The two men who mounted a "moronic mission" to cut down the much-loved Sycamore Gap tree have been jailed for a total of eight and a half years.
Daniel Graham, 39, and accomplice Adam Carruthers, 32, chopped down the tree in what they claimed was an "act of drunken stupidity".
Appearing before Newcastle Crown Court this afternoon Carruthers was handed a four-year and three months sentence whilst Graham received the same jail term from Mrs Justice Lambert.
The court was told the felling of the near 200-year-old tree took "just two or three minutes" and the judge said she was sure Carruthers had been responsible for wielding the chain saw whilst Graham assisted by "driving, encouraging and not least filming" the event. But she insisted both were "equally culpable".
Graham, 39, and accomplice Carruthers, 32, had been kept in custody "for their own protection" by a judge ahead of today's sentencing hearing after being convicted of two counts of criminal damage each following a two -week trial in May.
The jury had taken took just five hours to unanimously find the pair guilty of damaging both the Northumberland tree and Hadrian's Wall when the trunk fell on it in September 2023.
The tree's value was initially assessed as £622,191, while damage to Hadrian's Wall was calculated to be £1,144.

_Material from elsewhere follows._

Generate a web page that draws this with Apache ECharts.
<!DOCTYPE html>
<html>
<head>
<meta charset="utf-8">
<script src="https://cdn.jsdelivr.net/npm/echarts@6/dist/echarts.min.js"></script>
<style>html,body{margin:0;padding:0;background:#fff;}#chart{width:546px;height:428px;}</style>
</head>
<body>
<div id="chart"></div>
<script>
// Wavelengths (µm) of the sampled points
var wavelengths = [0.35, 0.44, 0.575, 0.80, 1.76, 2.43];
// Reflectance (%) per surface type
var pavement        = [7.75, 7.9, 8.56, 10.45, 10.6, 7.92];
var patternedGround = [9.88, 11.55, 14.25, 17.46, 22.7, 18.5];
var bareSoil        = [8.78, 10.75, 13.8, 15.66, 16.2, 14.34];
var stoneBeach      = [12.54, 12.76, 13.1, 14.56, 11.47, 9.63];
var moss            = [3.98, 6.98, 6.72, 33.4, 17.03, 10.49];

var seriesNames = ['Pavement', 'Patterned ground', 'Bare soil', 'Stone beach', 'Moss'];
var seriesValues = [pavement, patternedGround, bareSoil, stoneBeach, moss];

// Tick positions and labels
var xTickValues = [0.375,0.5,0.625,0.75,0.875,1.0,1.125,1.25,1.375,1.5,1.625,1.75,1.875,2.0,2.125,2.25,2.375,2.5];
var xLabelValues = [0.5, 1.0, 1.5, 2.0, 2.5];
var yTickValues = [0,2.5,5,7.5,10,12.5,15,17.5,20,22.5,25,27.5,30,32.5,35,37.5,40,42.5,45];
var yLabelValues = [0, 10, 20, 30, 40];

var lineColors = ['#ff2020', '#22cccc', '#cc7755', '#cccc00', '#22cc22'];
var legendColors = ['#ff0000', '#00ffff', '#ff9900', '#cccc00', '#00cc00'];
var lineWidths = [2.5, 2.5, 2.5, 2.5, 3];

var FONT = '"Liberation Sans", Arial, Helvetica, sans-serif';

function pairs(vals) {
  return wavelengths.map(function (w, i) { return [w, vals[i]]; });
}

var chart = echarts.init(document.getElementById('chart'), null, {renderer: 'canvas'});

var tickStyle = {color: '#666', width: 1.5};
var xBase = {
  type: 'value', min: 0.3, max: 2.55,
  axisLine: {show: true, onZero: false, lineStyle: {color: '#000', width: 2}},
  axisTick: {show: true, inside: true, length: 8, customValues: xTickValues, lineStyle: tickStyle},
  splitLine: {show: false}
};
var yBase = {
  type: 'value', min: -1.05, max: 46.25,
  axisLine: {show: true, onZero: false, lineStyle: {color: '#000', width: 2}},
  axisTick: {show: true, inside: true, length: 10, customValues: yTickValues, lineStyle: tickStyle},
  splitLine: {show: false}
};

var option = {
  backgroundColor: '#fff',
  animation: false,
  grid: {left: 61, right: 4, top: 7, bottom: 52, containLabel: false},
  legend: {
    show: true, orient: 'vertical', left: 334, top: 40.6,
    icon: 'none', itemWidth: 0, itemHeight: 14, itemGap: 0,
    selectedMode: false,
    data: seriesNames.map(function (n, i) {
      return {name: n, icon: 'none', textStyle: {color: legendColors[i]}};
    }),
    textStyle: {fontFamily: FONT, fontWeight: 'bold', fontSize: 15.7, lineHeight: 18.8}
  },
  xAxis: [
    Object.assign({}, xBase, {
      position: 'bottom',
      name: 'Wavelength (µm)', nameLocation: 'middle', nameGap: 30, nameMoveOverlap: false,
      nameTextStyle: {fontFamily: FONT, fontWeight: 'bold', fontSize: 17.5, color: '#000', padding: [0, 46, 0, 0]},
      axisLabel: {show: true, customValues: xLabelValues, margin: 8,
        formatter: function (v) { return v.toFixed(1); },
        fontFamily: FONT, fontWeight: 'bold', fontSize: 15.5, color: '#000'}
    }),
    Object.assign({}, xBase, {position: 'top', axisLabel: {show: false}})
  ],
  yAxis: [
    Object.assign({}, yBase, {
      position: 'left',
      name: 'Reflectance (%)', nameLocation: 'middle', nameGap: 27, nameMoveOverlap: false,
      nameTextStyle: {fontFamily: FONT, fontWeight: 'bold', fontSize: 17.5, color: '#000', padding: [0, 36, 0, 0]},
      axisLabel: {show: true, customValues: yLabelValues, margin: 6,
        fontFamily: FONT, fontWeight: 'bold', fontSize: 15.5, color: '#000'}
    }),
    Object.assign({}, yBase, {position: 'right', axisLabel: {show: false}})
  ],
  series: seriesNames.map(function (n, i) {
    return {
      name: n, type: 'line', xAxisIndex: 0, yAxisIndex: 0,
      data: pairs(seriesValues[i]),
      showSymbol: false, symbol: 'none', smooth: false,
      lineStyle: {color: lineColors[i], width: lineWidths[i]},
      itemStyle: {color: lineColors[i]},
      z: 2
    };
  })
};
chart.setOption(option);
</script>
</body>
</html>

Richard Wright KC, prosecuting, said the value of the tree has been disputed, and that the lowest figure the Crown would agree with was £458,000.

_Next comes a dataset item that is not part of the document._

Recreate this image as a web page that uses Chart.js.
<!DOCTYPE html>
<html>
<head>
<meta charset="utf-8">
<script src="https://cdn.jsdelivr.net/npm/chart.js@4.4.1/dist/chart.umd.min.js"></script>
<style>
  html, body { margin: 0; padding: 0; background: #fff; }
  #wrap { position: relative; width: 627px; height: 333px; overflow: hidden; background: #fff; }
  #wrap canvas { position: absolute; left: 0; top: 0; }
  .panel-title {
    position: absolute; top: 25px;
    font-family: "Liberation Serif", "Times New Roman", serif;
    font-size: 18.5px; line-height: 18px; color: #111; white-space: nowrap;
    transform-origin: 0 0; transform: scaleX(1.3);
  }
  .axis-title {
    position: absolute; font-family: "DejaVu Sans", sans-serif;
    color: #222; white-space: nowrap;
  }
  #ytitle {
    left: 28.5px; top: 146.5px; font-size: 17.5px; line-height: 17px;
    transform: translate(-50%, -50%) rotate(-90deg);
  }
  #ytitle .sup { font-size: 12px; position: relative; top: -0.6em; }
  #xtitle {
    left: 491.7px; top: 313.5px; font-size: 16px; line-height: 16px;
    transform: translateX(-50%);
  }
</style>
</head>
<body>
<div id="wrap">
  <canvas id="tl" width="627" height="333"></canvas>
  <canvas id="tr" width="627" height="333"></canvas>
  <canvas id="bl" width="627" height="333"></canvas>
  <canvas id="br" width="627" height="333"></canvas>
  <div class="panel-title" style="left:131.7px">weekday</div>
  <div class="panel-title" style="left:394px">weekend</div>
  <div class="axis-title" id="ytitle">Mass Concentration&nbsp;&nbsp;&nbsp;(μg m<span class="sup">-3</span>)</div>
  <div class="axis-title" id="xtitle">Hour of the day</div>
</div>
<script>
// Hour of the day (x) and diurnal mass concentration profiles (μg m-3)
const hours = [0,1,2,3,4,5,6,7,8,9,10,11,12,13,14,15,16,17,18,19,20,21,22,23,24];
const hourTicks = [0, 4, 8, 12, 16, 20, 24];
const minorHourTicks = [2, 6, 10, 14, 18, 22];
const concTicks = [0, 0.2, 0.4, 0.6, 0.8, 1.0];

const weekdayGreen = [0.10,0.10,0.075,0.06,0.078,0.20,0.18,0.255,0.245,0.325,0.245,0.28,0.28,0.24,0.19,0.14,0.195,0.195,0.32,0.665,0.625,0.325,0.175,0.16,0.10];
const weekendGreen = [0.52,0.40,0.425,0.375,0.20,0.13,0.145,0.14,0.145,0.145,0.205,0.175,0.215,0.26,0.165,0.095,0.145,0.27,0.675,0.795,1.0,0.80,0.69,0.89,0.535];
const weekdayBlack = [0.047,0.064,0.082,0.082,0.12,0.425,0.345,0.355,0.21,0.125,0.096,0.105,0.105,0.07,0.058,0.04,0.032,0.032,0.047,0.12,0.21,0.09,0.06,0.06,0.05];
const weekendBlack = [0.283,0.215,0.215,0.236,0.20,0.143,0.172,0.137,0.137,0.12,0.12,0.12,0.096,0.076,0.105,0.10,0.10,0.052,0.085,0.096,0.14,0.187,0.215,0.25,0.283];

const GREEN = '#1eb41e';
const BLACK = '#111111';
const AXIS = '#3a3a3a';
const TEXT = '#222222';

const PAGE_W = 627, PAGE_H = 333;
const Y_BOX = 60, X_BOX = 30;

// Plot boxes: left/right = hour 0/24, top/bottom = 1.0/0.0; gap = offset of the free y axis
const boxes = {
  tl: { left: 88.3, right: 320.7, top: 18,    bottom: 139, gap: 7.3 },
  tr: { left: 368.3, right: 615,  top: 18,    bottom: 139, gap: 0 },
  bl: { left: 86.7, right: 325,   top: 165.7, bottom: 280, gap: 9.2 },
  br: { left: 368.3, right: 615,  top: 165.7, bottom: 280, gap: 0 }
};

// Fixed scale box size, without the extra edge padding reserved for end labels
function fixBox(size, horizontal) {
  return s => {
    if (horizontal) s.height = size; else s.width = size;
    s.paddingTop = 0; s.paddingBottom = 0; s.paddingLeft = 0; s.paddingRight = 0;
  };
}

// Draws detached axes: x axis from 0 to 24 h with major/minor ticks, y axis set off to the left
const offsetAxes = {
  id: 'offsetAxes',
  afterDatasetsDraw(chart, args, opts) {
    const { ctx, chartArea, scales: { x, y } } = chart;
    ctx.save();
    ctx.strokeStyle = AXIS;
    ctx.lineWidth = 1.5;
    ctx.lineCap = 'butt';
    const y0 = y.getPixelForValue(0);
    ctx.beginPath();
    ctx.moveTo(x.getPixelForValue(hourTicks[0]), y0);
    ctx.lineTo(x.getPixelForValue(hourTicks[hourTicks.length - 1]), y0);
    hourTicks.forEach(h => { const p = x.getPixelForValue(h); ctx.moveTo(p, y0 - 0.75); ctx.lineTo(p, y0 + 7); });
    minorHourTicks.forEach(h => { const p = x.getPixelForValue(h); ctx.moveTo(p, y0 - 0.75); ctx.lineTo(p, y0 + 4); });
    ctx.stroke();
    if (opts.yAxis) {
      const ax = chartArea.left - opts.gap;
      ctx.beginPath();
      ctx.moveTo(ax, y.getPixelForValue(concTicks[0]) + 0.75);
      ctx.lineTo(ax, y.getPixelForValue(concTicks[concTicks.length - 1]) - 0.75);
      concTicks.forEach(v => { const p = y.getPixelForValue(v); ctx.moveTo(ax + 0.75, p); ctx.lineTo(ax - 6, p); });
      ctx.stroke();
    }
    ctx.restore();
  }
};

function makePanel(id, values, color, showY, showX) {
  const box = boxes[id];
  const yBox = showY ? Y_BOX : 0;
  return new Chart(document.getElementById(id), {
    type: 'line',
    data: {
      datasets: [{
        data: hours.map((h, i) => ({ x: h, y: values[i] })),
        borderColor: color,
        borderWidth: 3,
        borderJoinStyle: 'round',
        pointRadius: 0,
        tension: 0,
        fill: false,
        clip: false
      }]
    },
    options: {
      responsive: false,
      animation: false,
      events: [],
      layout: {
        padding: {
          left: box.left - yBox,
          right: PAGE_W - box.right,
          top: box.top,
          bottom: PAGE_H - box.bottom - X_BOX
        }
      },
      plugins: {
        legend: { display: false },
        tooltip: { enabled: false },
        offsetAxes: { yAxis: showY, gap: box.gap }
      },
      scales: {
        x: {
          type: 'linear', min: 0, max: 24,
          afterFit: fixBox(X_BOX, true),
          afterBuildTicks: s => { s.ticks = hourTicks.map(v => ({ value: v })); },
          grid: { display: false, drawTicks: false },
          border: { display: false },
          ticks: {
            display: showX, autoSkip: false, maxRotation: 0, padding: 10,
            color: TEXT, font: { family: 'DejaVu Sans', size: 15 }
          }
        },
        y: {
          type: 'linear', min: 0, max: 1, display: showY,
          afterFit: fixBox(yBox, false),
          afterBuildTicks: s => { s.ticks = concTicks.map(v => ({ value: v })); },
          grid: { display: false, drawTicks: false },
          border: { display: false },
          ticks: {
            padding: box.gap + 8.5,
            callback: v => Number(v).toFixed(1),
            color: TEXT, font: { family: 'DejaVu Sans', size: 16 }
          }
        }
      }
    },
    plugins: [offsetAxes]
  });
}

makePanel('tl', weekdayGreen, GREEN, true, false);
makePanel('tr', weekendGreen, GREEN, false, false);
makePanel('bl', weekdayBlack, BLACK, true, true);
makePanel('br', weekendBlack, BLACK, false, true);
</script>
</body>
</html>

Mrs Justice Lambert said she had seen a number of expert valuations and the main point, when it came to sentencing, was that it was worth more than £5,000.
Mr Wright said that in their pre-sentence reports both defendants "now appear to have admitted their role in felling the tree, in the sense they both admit they went on the mission".
He told the court they denied intending for the tree to be cut down, either saying they were intoxicated or that they "didn't believe it would happen until it did".

Mr Wright added: "The prosecution rejects these late admissions... The court can be sure they were sober and prepared to do what they did."
He said one of the aggravating factors was the site's heritage status and the defendants' attempts to avoid detection.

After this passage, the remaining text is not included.